One day I wanted to explore and convinced Cheryll to meander through the woods with me. At some point we both realized we were lost. She became anxious. I, feeling the weight of responsibility for having been the one to suggest an exploration, denied the obvious, insisting I knew where we were going and that we would be ok.


I want to say we followed the stream, but think, realistically, if we’d done that, we would have reversed direction and come to our original place and been able to exit easily. I vaguely remember walking on thinking “This woods is bounded by houses on every side. If we just keep walking, we’ll come to a road.”


This is what we did. And eventually we did come to a road, got our bearings and returned to Cheryll’s home. I don’t think I ever admitted how lost or scared I had felt.


In hindsight I see that it’s easy to draw a few conclusions from this episode, realizations of how my behavior here is emblematic of how I’ve lived my life for the 60 years since Cheryll and I got lost.

1. When necessary, I take responsibility for the problems I create for others and endeavor to find solutions.

2. When I’m afraid, I seldom “fess up” to that fear, lest my vulnerability disables my ability to find solutions.

3. I am prone to head off into unchartered territory with little information other than that which my desire brings to my awareness.


Moving into uncharted waters on a whim, without regard for the kinds of consequences envisioned by other, more reasonable people, has led to some unpleasantries as well as to extraordinary experiences.


Hiding my fear—really most of my emotions—from others keeps me in prison, and I would do well to find another way of being with what I’m feeling. I’m working on this.


Taking responsibility for problems I create in the lives of others is generally a good thing, unless I also assume that they have not had a hand in the decision.
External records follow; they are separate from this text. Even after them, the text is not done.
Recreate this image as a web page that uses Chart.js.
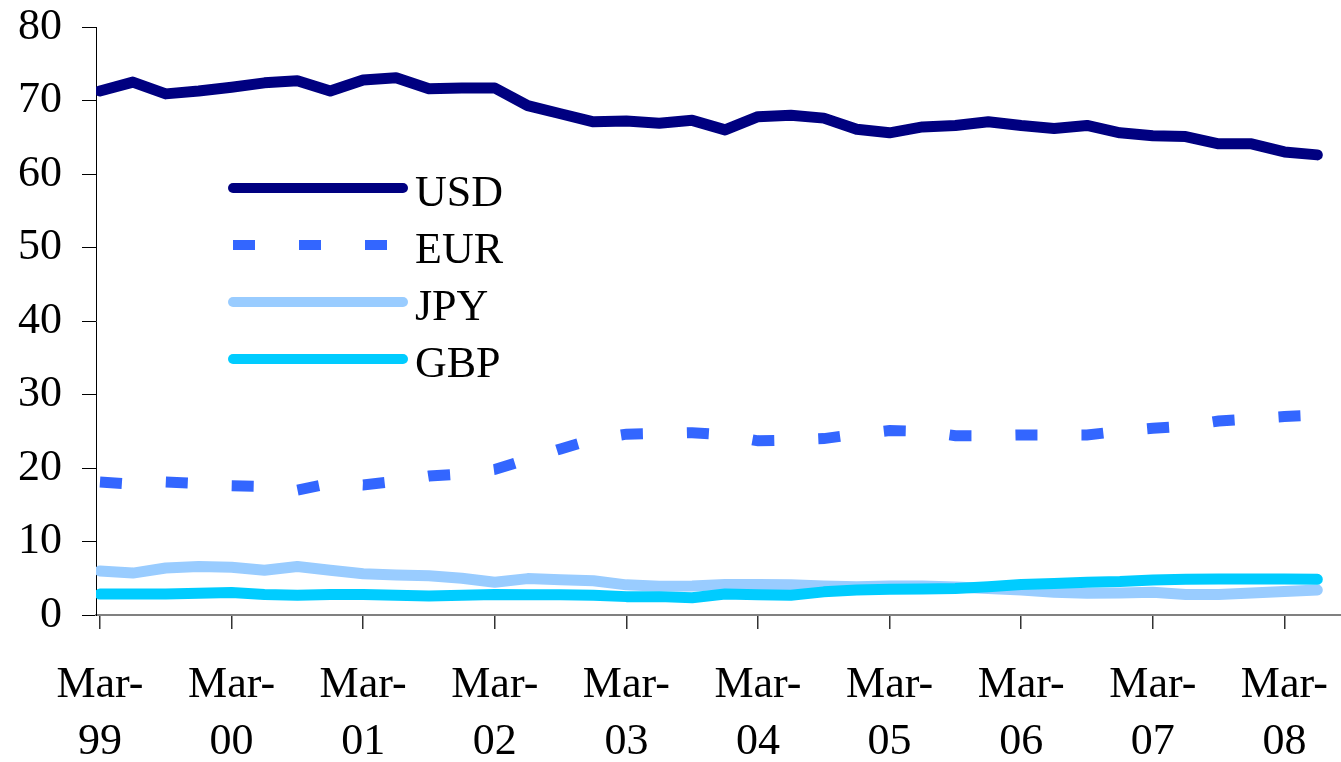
<!DOCTYPE html>
<html><head><meta charset="utf-8">
<script src="https://cdn.jsdelivr.net/npm/chart.js@4.4.1/dist/chart.umd.min.js"></script>
<style>
html,body{margin:0;padding:0;background:#fff;}
#wrap{position:relative;width:1341px;height:762px;}
#legend{position:absolute;left:0;top:0;}
.row{position:absolute;left:0;height:57px;width:600px;}
.row canvas{position:absolute;left:228px;top:14.7px;}
.row span{position:absolute;left:415px;top:0;font:44px/57px 'Liberation Serif','Times New Roman',serif;color:#000;white-space:nowrap;}
</style></head><body>
<div id="wrap"><canvas id="c" width="1341" height="762"></canvas><div id="legend"></div></div>
<script>
const categories = [
 'Mar-99','Jun-99','Sep-99','Dec-99','Mar-00','Jun-00','Sep-00','Dec-00',
 'Mar-01','Jun-01','Sep-01','Dec-01','Mar-02','Jun-02','Sep-02','Dec-02',
 'Mar-03','Jun-03','Sep-03','Dec-03','Mar-04','Jun-04','Sep-04','Dec-04',
 'Mar-05','Jun-05','Sep-05','Dec-05','Mar-06','Jun-06','Sep-06','Dec-06',
 'Mar-07','Jun-07','Sep-07','Dec-07','Mar-08','Jun-08'];
const tickIndex = [0,4,8,12,16,20,24,28,32,36];
const yTicks = [0,10,20,30,40,50,60,70,80];

const seriesNames = ['USD','EUR','JPY','GBP'];
const usd = [71.3,72.5,70.9,71.3,71.8,72.4,72.7,71.3,72.8,73.1,71.6,71.7,71.7,69.3,68.2,67.1,67.2,66.9,67.3,66.0,67.8,68.0,67.6,66.1,65.6,66.4,66.6,67.1,66.6,66.2,66.6,65.6,65.2,65.1,64.1,64.1,63.0,62.6];
const eur = [18.1,17.8,18.1,17.9,17.6,17.5,17.0,17.9,17.7,18.2,18.9,19.2,19.8,21.2,22.6,23.9,24.6,24.7,24.8,24.5,23.7,23.8,24.0,24.6,25.1,25.0,24.4,24.4,24.5,24.5,24.5,25.0,25.4,25.7,26.4,26.7,27.0,27.2];
const jpy = [6.0,5.7,6.4,6.6,6.5,6.1,6.6,6.1,5.6,5.45,5.35,5.0,4.45,4.95,4.8,4.65,4.1,3.9,3.95,4.15,4.15,4.1,3.95,3.85,3.95,3.95,3.8,3.6,3.4,3.1,2.95,3.0,3.1,2.8,2.8,3.0,3.2,3.4];
const gbp = [2.85,2.85,2.85,2.95,3.05,2.8,2.7,2.8,2.8,2.7,2.6,2.7,2.8,2.75,2.75,2.7,2.5,2.5,2.35,2.85,2.75,2.7,3.15,3.4,3.5,3.55,3.6,3.85,4.15,4.3,4.45,4.55,4.75,4.85,4.9,4.9,4.9,4.85];

const seriesValues = [usd, eur, jpy, gbp];
const seriesColors = ['#000080','#3366FF','#99CCFF','#00CCFF'];
const seriesDash = [[],[22,44],[],[]];

const serif = "'Liberation Serif','Times New Roman',serif";

const datasets = seriesNames.map((name, k) => ({
  label: name,
  data: seriesValues[k].map((v, i) => ({x: i, y: v})),
  borderColor: seriesColors[k],
  backgroundColor: seriesColors[k],
  borderWidth: 11,
  borderDash: seriesDash[k],
  borderCapStyle: seriesDash[k].length ? 'butt' : 'round',
  borderJoinStyle: seriesDash[k].length ? 'miter' : 'round',
  pointRadius: 0,
  tension: 0,
  fill: false,
  order: 3 - k
}));

new Chart(document.getElementById('c'), {
  type: 'line',
  data: {datasets},
  options: {
    responsive: false,
    animation: false,
    devicePixelRatio: 1,
    layout: {padding: {top: 27, left: 0, right: 0, bottom: 0}},
    plugins: {legend: {display: false}, tooltip: {enabled: false}},
    scales: {
      x: {
        type: 'linear',
        min: -0.12,
        max: 37.72,
        afterBuildTicks: s => { s.ticks = tickIndex.map(v => ({value: v})); },
        afterFit: s => { s.height = 147; s.paddingLeft = 0; s.paddingRight = 0; },
        ticks: {
          autoSkip: false, maxRotation: 0, minRotation: 0, padding: 28, color: '#000',
          font: {family: serif, size: 44, lineHeight: 1.3},
          callback: v => { const l = categories[v]; return l ? [l.slice(0, 4), l.slice(4)] : ''; }
        },
        grid: {drawOnChartArea: false, drawTicks: true, tickLength: 14, color: '#333', lineWidth: 1.5},
        border: {color: '#808080', width: 2}
      },
      y: {
        min: 0, max: 80,
        afterBuildTicks: s => { s.ticks = yTicks.map(v => ({value: v})); },
        afterFit: s => { s.width = 96; s.paddingTop = 0; s.paddingBottom = 0; },
        ticks: {padding: 20, color: '#000', font: {family: serif, size: 44, lineHeight: 1.2}},
        grid: {drawOnChartArea: false, drawTicks: true, tickLength: 14, color: '#000', lineWidth: 1},
        border: {color: '#000', width: 1}
      }
    }
  }
});

// legend
const legend = document.getElementById('legend');
seriesNames.forEach((name, k) => {
  const row = document.createElement('div');
  row.className = 'row';
  row.style.top = (163 + 57 * k) + 'px';
  const cv = document.createElement('canvas');
  cv.width = 182; cv.height = 20;
  const g = cv.getContext('2d');
  g.strokeStyle = seriesColors[k];
  g.lineWidth = 10;
  g.setLineDash(seriesDash[k]);
  g.lineCap = seriesDash[k].length ? 'butt' : 'round';
  g.beginPath(); g.moveTo(5, 10); g.lineTo(175, 10); g.stroke();
  const sp = document.createElement('span');
  sp.textContent = name;
  row.appendChild(cv); row.appendChild(sp);
  legend.appendChild(row);
});
</script>
</body></html>
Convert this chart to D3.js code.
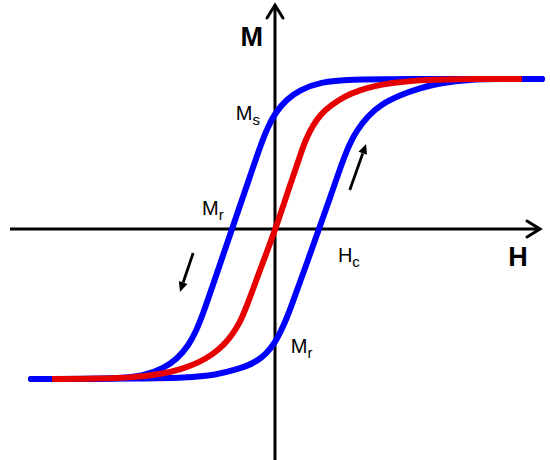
<!DOCTYPE html>
<html>
<head>
<meta charset="utf-8">
<script src="https://cdn.jsdelivr.net/npm/d3@7"></script>
<style>
  html, body { margin: 0; padding: 0; background: #ffffff; }
  svg { display: block; }
</style>
</head>
<body>
<div id="chart"></div>
<script>
// ---- Data (H relative to coercive field, M normalized to Ms) ----
const descendingBranch = [
  [-5.545,-1.0],[-4.432,-1.0],[-3.659,-0.998],[-2.977,-0.98],[-2.523,-0.927],
  [-2.227,-0.867],[-1.955,-0.773],[-1.795,-0.68],[-1.659,-0.587],[-1.295,-0.273],
  [-0.977,0.0],[-0.659,0.273],[-0.295,0.587],[-0.159,0.68],[0.0,0.773],
  [0.273,0.867],[0.568,0.927],[1.023,0.98],[1.705,0.998],[2.841,1.0],[6.068,1.0]
];
const ascendingBranch = [
  [-5.545,-1.0],[-2.841,-0.997],[-2.091,-0.993],[-1.318,-0.973],[-0.841,-0.933],
  [-0.636,-0.913],[-0.409,-0.88],[-0.205,-0.833],[0.0,-0.76],[0.182,-0.653],
  [0.341,-0.54],[0.659,-0.28],[1.0,0.0],[1.273,0.227],[1.545,0.46],[1.705,0.573],
  [1.864,0.66],[2.114,0.753],[2.386,0.827],[2.841,0.893],[3.295,0.94],
  [3.75,0.973],[4.432,0.997],[5.114,1.0],[6.068,1.0]
];
const initialCurve = [
  [-5.068,-1.0],[-3.977,-0.998],[-3.227,-0.99],[-2.568,-0.967],[-2.114,-0.933],
  [-1.75,-0.893],[-1.432,-0.84],[-1.159,-0.773],[-0.977,-0.707],[-0.818,-0.633],
  [-0.682,-0.547],[-0.341,-0.273],[0.023,0.007],[0.341,0.293],[0.614,0.527],
  [0.705,0.6],[0.864,0.693],[1.045,0.767],[1.25,0.82],[1.591,0.887],
  [1.932,0.927],[2.273,0.953],[2.614,0.973],[3.295,0.993],[3.977,1.0],[5.614,1.0]
];
// annotation arrows [from, to] in data units
const directionArrows = [
  [[1.70, 0.26], [2.07, 0.567]],
  [[-1.86, -0.16], [-2.16, -0.42]]
];
// labels: [text, subscript, H, M]
const pointLabels = [
  ["M", "s", -0.89, 0.727],
  ["M", "r", -1.66, 0.093],
  ["H", "c", 1.43, -0.22],
  ["M", "r", 0.36, -0.827]
];
const axisTitles = [["M", -0.53, 1.22], ["H", 5.52, -0.247]];

// ---- Drawing ----
const W = 550, H = 460;
const svg = d3.select("#chart").append("svg").attr("width", W).attr("height", H);

const x = d3.scaleLinear().domain([-6.0227, 6.0227]).range([10, 540]);
const y = d3.scaleLinear().domain([-1.54, 1.4933]).range([460, 5]);

const axisColor = "#000";
// x axis
svg.append("line")
  .attr("x1", x(-6.0227)).attr("x2", x(6.0227))
  .attr("y1", y(0)).attr("y2", y(0))
  .attr("stroke", axisColor).attr("stroke-width", 3);
svg.append("path")
  .attr("d", `M${x(6.0227)-13},${y(0)-8} L${x(6.0227)},${y(0)} L${x(6.0227)-13},${y(0)+8}`)
  .attr("fill", "none").attr("stroke", axisColor).attr("stroke-width", 3)
  .attr("stroke-linecap", "round").attr("stroke-linejoin", "miter");
// y axis
svg.append("line")
  .attr("x1", x(0)).attr("x2", x(0))
  .attr("y1", y(-1.54)).attr("y2", y(1.4933))
  .attr("stroke", axisColor).attr("stroke-width", 3);
svg.append("path")
  .attr("d", `M${x(0)-8},${y(1.4933)+13} L${x(0)},${y(1.4933)} L${x(0)+8},${y(1.4933)+13}`)
  .attr("fill", "none").attr("stroke", axisColor).attr("stroke-width", 3)
  .attr("stroke-linecap", "round").attr("stroke-linejoin", "miter");

const line = d3.line()
  .x(d => x(d[0])).y(d => y(d[1]))
  .curve(d3.curveBasis);

const blue = "#0000ff", red = "#e60000";
[descendingBranch, ascendingBranch].forEach(b => {
  svg.append("path").attr("d", line(b))
    .attr("fill", "none").attr("stroke", blue).attr("stroke-width", 6)
    .attr("stroke-linecap", "round");
});
svg.append("path").attr("d", line(initialCurve))
  .attr("fill", "none").attr("stroke", red).attr("stroke-width", 6)
  .attr("stroke-linecap", "butt");

// direction arrows
directionArrows.forEach(([a, b]) => {
  const x1 = x(a[0]), y1 = y(a[1]), x2 = x(b[0]), y2 = y(b[1]);
  const ang = Math.atan2(y2 - y1, x2 - x1);
  const hl = 10, hw = 4.5;
  const bx = x2 - hl * Math.cos(ang), by = y2 - hl * Math.sin(ang);
  svg.append("line").attr("x1", x1).attr("y1", y1).attr("x2", bx).attr("y2", by)
    .attr("stroke", "#000").attr("stroke-width", 2.8);
  const px = -Math.sin(ang), py = Math.cos(ang);
  svg.append("path")
    .attr("d", `M${x2},${y2} L${bx + hw*px},${by + hw*py} L${bx - hw*px},${by - hw*py} Z`)
    .attr("fill", "#000");
});

// point labels
const font = "'Liberation Sans', Arial, Helvetica, sans-serif";
pointLabels.forEach(([t, s, h, m]) => {
  const txt = svg.append("text")
    .attr("x", x(h)).attr("y", y(m))
    .attr("font-family", font).attr("font-size", 20).attr("fill", "#000");
  txt.append("tspan").text(t);
  txt.append("tspan").text(s).attr("font-size", 15).attr("dy", 5);
});

axisTitles.forEach(([t, h, m]) => {
  svg.append("text")
    .attr("x", x(h)).attr("y", y(m))
    .attr("text-anchor", "middle")
    .attr("font-family", font).attr("font-size", 27).attr("font-weight", "bold")
    .attr("fill", "#000").text(t);
});
</script>
</body>
</html>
In this latter case, I rob them of agency and deny myself the opportunity of asking for and possibly receiving help. To be sure, I think Cheryll would have gotten totally wound up if I had told her that I too was lost. However, there have been times during my many years on the planet when I took the full brunt of a thing on myself when I didn’t have to.


And so we live and we learn. Or we don’t. And if we don't, our lives remain static; we remain forever 13.